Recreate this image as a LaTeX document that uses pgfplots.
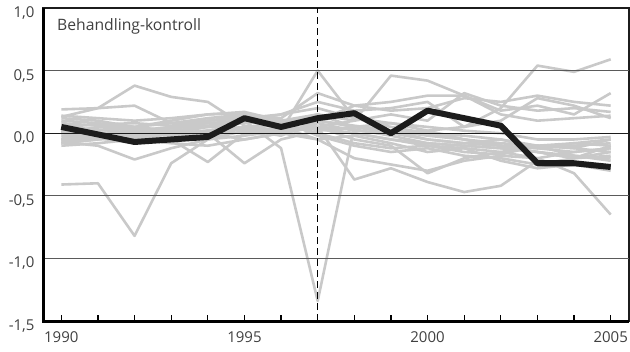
\documentclass[border=0pt]{standalone}
\usepackage{fontspec}
\setmainfont{Open Sans}
\usepackage{pgfplots}
\usepackage{pgfplotstable}
\pgfplotsset{compat=1.18}
\definecolor{gline}{HTML}{C9C9C9}
\definecolor{gridc}{HTML}{5A5A5A}
\definecolor{txt}{HTML}{404040}
\definecolor{bk}{HTML}{1C1C1C}

\pgfplotstableread{
year g1 g2 g3 g4 g5 g6 g7 g8 g9 g10 g11 g12 g13 g14 g15 g16 g17 g18 g19 g20 g21 g22 bk
1990 -0.41 0.13 0.19 0.02 -0.05 -0.08 0.00 -0.05 0.05 0.10 0.08 -0.03 -0.07 0.12 -0.10 0.00 -0.06 0.05 -0.02 0.02 -0.08 0.14 0.05
1991 -0.40 0.20 0.20 0.00 -0.02 -0.05 0.05 -0.03 0.03 0.08 0.06 -0.02 -0.10 0.10 -0.08 0.02 -0.04 0.07 0.00 -0.02 -0.05 0.12 -0.01
1992 -0.82 0.38 0.22 -0.02 0.03 -0.03 0.02 0.00 0.00 0.05 0.04 0.00 -0.21 0.05 -0.05 0.05 -0.08 0.08 0.02 -0.05 0.00 0.10 -0.07
1993 -0.24 0.29 0.08 0.05 0.00 0.00 0.04 0.05 -0.02 0.02 0.02 -0.05 -0.12 0.08 0.00 0.10 -0.05 0.06 0.05 -0.08 0.02 0.12 -0.05
1994 -0.05 0.25 0.10 0.08 0.02 0.02 0.06 0.08 0.02 0.00 0.00 -0.23 -0.05 0.12 0.05 0.15 0.02 0.10 0.10 -0.10 0.05 0.15 -0.03
1995 0.02 0.06 0.12 0.10 0.03 0.05 0.10 0.10 0.05 -0.05 -0.24 0.00 -0.02 0.15 0.08 0.16 0.00 0.12 0.14 -0.05 0.03 0.17 0.12
1996 0.00 0.02 0.05 -0.12 0.02 0.08 0.15 0.05 0.00 0.00 -0.05 0.05 0.02 0.12 0.10 0.08 0.10 0.15 0.05 0.00 -0.02 0.10 0.05
1997 0.05 0.04 0.10 -1.34 0.50 0.15 0.25 0.10 -0.05 0.05 0.02 0.03 0.05 0.32 0.05 0.00 -0.02 0.20 -0.05 0.08 0.10 0.15 0.12
1998 0.03 0.00 0.06 0.05 0.12 0.10 0.18 0.22 -0.20 -0.37 0.05 0.00 -0.05 0.22 0.10 -0.08 -0.10 0.12 -0.02 0.02 0.05 0.05 0.16
1999 -0.02 -0.05 0.02 0.08 0.05 0.46 0.20 0.25 -0.25 -0.28 0.02 -0.05 -0.10 0.18 0.15 -0.12 -0.15 0.08 -0.08 0.00 0.00 0.02 0.00
2000 -0.08 -0.10 0.00 0.02 0.00 0.42 0.25 0.30 -0.30 -0.39 -0.02 -0.08 -0.32 0.20 0.10 -0.10 -0.12 0.05 -0.15 -0.05 0.02 -0.05 0.18
2001 -0.10 -0.12 -0.05 -0.05 -0.02 0.30 0.05 0.30 -0.22 -0.47 -0.05 -0.10 -0.20 0.28 0.32 -0.15 -0.18 0.02 -0.12 -0.08 0.05 -0.08 0.12
2002 -0.12 -0.15 -0.08 -0.10 -0.05 0.15 0.20 0.18 -0.18 -0.42 -0.10 -0.12 -0.15 0.25 0.22 -0.17 -0.20 0.00 -0.22 -0.05 0.10 -0.10 0.06
2003 -0.15 -0.20 -0.10 -0.12 -0.10 0.10 0.54 0.22 -0.20 -0.22 -0.12 -0.15 -0.10 0.30 0.18 -0.10 -0.25 -0.05 -0.28 -0.12 0.28 -0.15 -0.24
2004 -0.18 -0.15 -0.12 -0.08 -0.08 0.12 0.49 0.15 -0.32 -0.25 -0.15 -0.20 -0.18 0.25 0.20 -0.12 -0.20 -0.05 -0.25 -0.10 0.22 -0.20 -0.24
2005 -0.20 -0.12 -0.15 -0.10 -0.05 0.14 0.59 0.32 -0.65 -0.28 -0.12 -0.18 -0.22 0.22 0.17 -0.05 -0.15 -0.03 -0.30 -0.08 0.12 -0.10 -0.27
}\data

\begin{document}
\begin{tikzpicture}
\begin{axis}[
  scale only axis, width=586pt, height=313pt,
  xmin=1989.5, xmax=2005.5, ymin=-1.5, ymax=1.0,
  xtick={1990,1995,2000,2005},
  minor xtick={1991,1992,1993,1994,1996,1997,1998,1999,2001,2002,2003,2004},
  ytick={-1.5,-1,-0.5,0,0.5,1},
  /pgf/number format/assume math mode=true,
  x tick label style={/pgf/number format/1000 sep={}, yshift=-7pt},
  y tick label style={/pgf/number format/.cd, use comma, fixed, fixed zerofill, precision=1, /tikz/.cd, xshift=-5pt, yshift=-5pt},
  tick label style={font=\fontsize{15}{15}\selectfont, text=txt},
  tick pos=bottom,
  tick align=inside,
  major tick length=6pt, minor tick length=6pt,
  xtick style={black, line width=1.3pt},
  minor tick style={black, line width=1.3pt},
  ytick style={draw=none},
  axis line style={draw=bk, line width=1.2pt},
  clip=false,
]
\pgfplotsinvokeforeach{1,...,22}{
  \addplot[gline, line width=2.6pt, line join=round, no markers] table[x=year, y=g#1]{\data};
}
\draw[gridc, line width=1.3pt] (axis cs:1989.5,0.5) -- (axis cs:2005.5,0.5);
\draw[bk, line width=1.3pt] (axis cs:1989.5,0) -- (axis cs:2005.5,0);
\draw[gridc, line width=1.3pt] (axis cs:1989.5,-0.5) -- (axis cs:2005.5,-0.5);
\draw[gridc, line width=1.3pt] (axis cs:1989.5,-1) -- (axis cs:2005.5,-1);
\draw[black, line width=1.2pt, dash pattern=on 7pt off 4pt] (axis cs:1997,-1.5) -- (axis cs:1997,1.0);
\addplot[bk, line width=6pt, line join=round, no markers] table[x=year, y=bk]{\data};
\draw[black, line width=3pt] (rel axis cs:0,1) -- (rel axis cs:0,0) -- (rel axis cs:1,0);
\node[anchor=west, text=txt, font=\fontsize{15.7}{16}\selectfont, inner sep=0pt] at (rel axis cs:0,1) [xshift=14pt, yshift=-18pt] {Behandling-kontroll};
\end{axis}
\pgfresetboundingbox
\path ([shift={(-43pt,-30pt)}]current axis.south west) rectangle ([shift={(1pt,8pt)}]current axis.north east);
\end{tikzpicture}
\end{document}
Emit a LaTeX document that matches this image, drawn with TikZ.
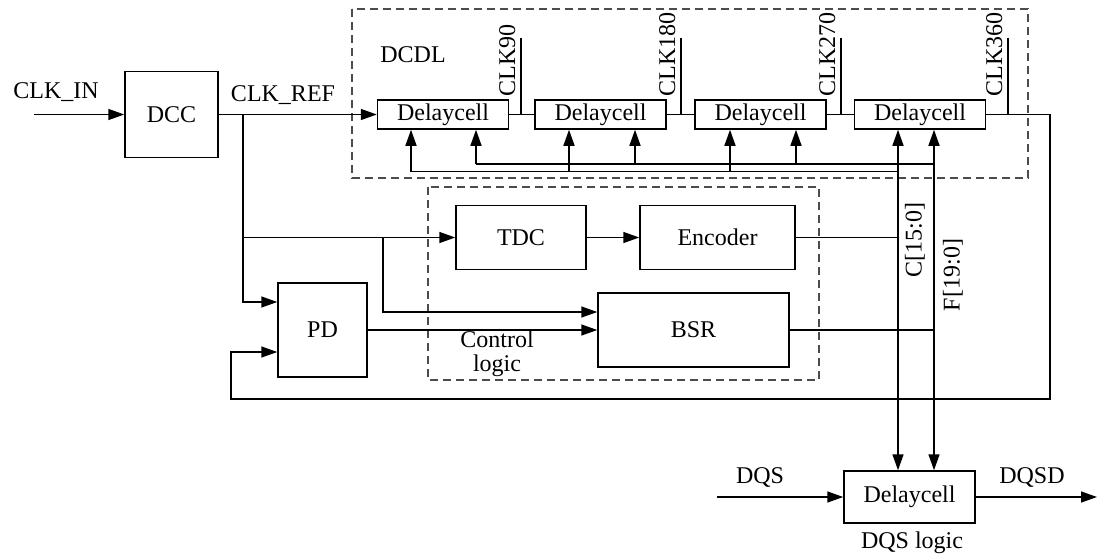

....................

-- What the exercise asks --
Set down the material exactly, every line of it, except for the pictures.

-- Solution to this problem --
Recreate this image as a LaTeX document that uses pgfplots.
\documentclass[border=0pt]{standalone}
\usepackage{fontspec}
\setmainfont{Open Sans}
\usepackage{pgfplots}
\usepackage{pgfplotstable}
\pgfplotsset{compat=1.18}
\definecolor{gline}{HTML}{C9C9C9}
\definecolor{gridc}{HTML}{5A5A5A}
\definecolor{txt}{HTML}{404040}
\definecolor{bk}{HTML}{1C1C1C}

\pgfplotstableread{
year g1 g2 g3 g4 g5 g6 g7 g8 g9 g10 g11 g12 g13 g14 g15 g16 g17 g18 g19 g20 g21 g22 bk
1990 -0.41 0.13 0.19 0.02 -0.05 -0.08 0.00 -0.05 0.05 0.10 0.08 -0.03 -0.07 0.12 -0.10 0.00 -0.06 0.05 -0.02 0.02 -0.08 0.14 0.05
1991 -0.40 0.20 0.20 0.00 -0.02 -0.05 0.05 -0.03 0.03 0.08 0.06 -0.02 -0.10 0.10 -0.08 0.02 -0.04 0.07 0.00 -0.02 -0.05 0.12 -0.01
1992 -0.82 0.38 0.22 -0.02 0.03 -0.03 0.02 0.00 0.00 0.05 0.04 0.00 -0.21 0.05 -0.05 0.05 -0.08 0.08 0.02 -0.05 0.00 0.10 -0.07
1993 -0.24 0.29 0.08 0.05 0.00 0.00 0.04 0.05 -0.02 0.02 0.02 -0.05 -0.12 0.08 0.00 0.10 -0.05 0.06 0.05 -0.08 0.02 0.12 -0.05
1994 -0.05 0.25 0.10 0.08 0.02 0.02 0.06 0.08 0.02 0.00 0.00 -0.23 -0.05 0.12 0.05 0.15 0.02 0.10 0.10 -0.10 0.05 0.15 -0.03
1995 0.02 0.06 0.12 0.10 0.03 0.05 0.10 0.10 0.05 -0.05 -0.24 0.00 -0.02 0.15 0.08 0.16 0.00 0.12 0.14 -0.05 0.03 0.17 0.12
1996 0.00 0.02 0.05 -0.12 0.02 0.08 0.15 0.05 0.00 0.00 -0.05 0.05 0.02 0.12 0.10 0.08 0.10 0.15 0.05 0.00 -0.02 0.10 0.05
1997 0.05 0.04 0.10 -1.34 0.50 0.15 0.25 0.10 -0.05 0.05 0.02 0.03 0.05 0.32 0.05 0.00 -0.02 0.20 -0.05 0.08 0.10 0.15 0.12
1998 0.03 0.00 0.06 0.05 0.12 0.10 0.18 0.22 -0.20 -0.37 0.05 0.00 -0.05 0.22 0.10 -0.08 -0.10 0.12 -0.02 0.02 0.05 0.05 0.16
1999 -0.02 -0.05 0.02 0.08 0.05 0.46 0.20 0.25 -0.25 -0.28 0.02 -0.05 -0.10 0.18 0.15 -0.12 -0.15 0.08 -0.08 0.00 0.00 0.02 0.00
2000 -0.08 -0.10 0.00 0.02 0.00 0.42 0.25 0.30 -0.30 -0.39 -0.02 -0.08 -0.32 0.20 0.10 -0.10 -0.12 0.05 -0.15 -0.05 0.02 -0.05 0.18
2001 -0.10 -0.12 -0.05 -0.05 -0.02 0.30 0.05 0.30 -0.22 -0.47 -0.05 -0.10 -0.20 0.28 0.32 -0.15 -0.18 0.02 -0.12 -0.08 0.05 -0.08 0.12
2002 -0.12 -0.15 -0.08 -0.10 -0.05 0.15 0.20 0.18 -0.18 -0.42 -0.10 -0.12 -0.15 0.25 0.22 -0.17 -0.20 0.00 -0.22 -0.05 0.10 -0.10 0.06
2003 -0.15 -0.20 -0.10 -0.12 -0.10 0.10 0.54 0.22 -0.20 -0.22 -0.12 -0.15 -0.10 0.30 0.18 -0.10 -0.25 -0.05 -0.28 -0.12 0.28 -0.15 -0.24
2004 -0.18 -0.15 -0.12 -0.08 -0.08 0.12 0.49 0.15 -0.32 -0.25 -0.15 -0.20 -0.18 0.25 0.20 -0.12 -0.20 -0.05 -0.25 -0.10 0.22 -0.20 -0.24
2005 -0.20 -0.12 -0.15 -0.10 -0.05 0.14 0.59 0.32 -0.65 -0.28 -0.12 -0.18 -0.22 0.22 0.17 -0.05 -0.15 -0.03 -0.30 -0.08 0.12 -0.10 -0.27
}\data

\begin{document}
\begin{tikzpicture}
\begin{axis}[
  scale only axis, width=586pt, height=313pt,
  xmin=1989.5, xmax=2005.5, ymin=-1.5, ymax=1.0,
  xtick={1990,1995,2000,2005},
  minor xtick={1991,1992,1993,1994,1996,1997,1998,1999,2001,2002,2003,2004},
  ytick={-1.5,-1,-0.5,0,0.5,1},
  /pgf/number format/assume math mode=true,
  x tick label style={/pgf/number format/1000 sep={}, yshift=-7pt},
  y tick label style={/pgf/number format/.cd, use comma, fixed, fixed zerofill, precision=1, /tikz/.cd, xshift=-5pt, yshift=-5pt},
  tick label style={font=\fontsize{15}{15}\selectfont, text=txt},
  tick pos=bottom,
  tick align=inside,
  major tick length=6pt, minor tick length=6pt,
  xtick style={black, line width=1.3pt},
  minor tick style={black, line width=1.3pt},
  ytick style={draw=none},
  axis line style={draw=bk, line width=1.2pt},
  clip=false,
]
\pgfplotsinvokeforeach{1,...,22}{
  \addplot[gline, line width=2.6pt, line join=round, no markers] table[x=year, y=g#1]{\data};
}
\draw[gridc, line width=1.3pt] (axis cs:1989.5,0.5) -- (axis cs:2005.5,0.5);
\draw[bk, line width=1.3pt] (axis cs:1989.5,0) -- (axis cs:2005.5,0);
\draw[gridc, line width=1.3pt] (axis cs:1989.5,-0.5) -- (axis cs:2005.5,-0.5);
\draw[gridc, line width=1.3pt] (axis cs:1989.5,-1) -- (axis cs:2005.5,-1);
\draw[black, line width=1.2pt, dash pattern=on 7pt off 4pt] (axis cs:1997,-1.5) -- (axis cs:1997,1.0);
\addplot[bk, line width=6pt, line join=round, no markers] table[x=year, y=bk]{\data};
\draw[black, line width=3pt] (rel axis cs:0,1) -- (rel axis cs:0,0) -- (rel axis cs:1,0);
\node[anchor=west, text=txt, font=\fontsize{15.7}{16}\selectfont, inner sep=0pt] at (rel axis cs:0,1) [xshift=14pt, yshift=-18pt] {Behandling-kontroll};
\end{axis}
\pgfresetboundingbox
\path ([shift={(-43pt,-30pt)}]current axis.south west) rectangle ([shift={(1pt,8pt)}]current axis.north east);
\end{tikzpicture}
\end{document}
Emit a LaTeX document that matches this image, drawn with TikZ.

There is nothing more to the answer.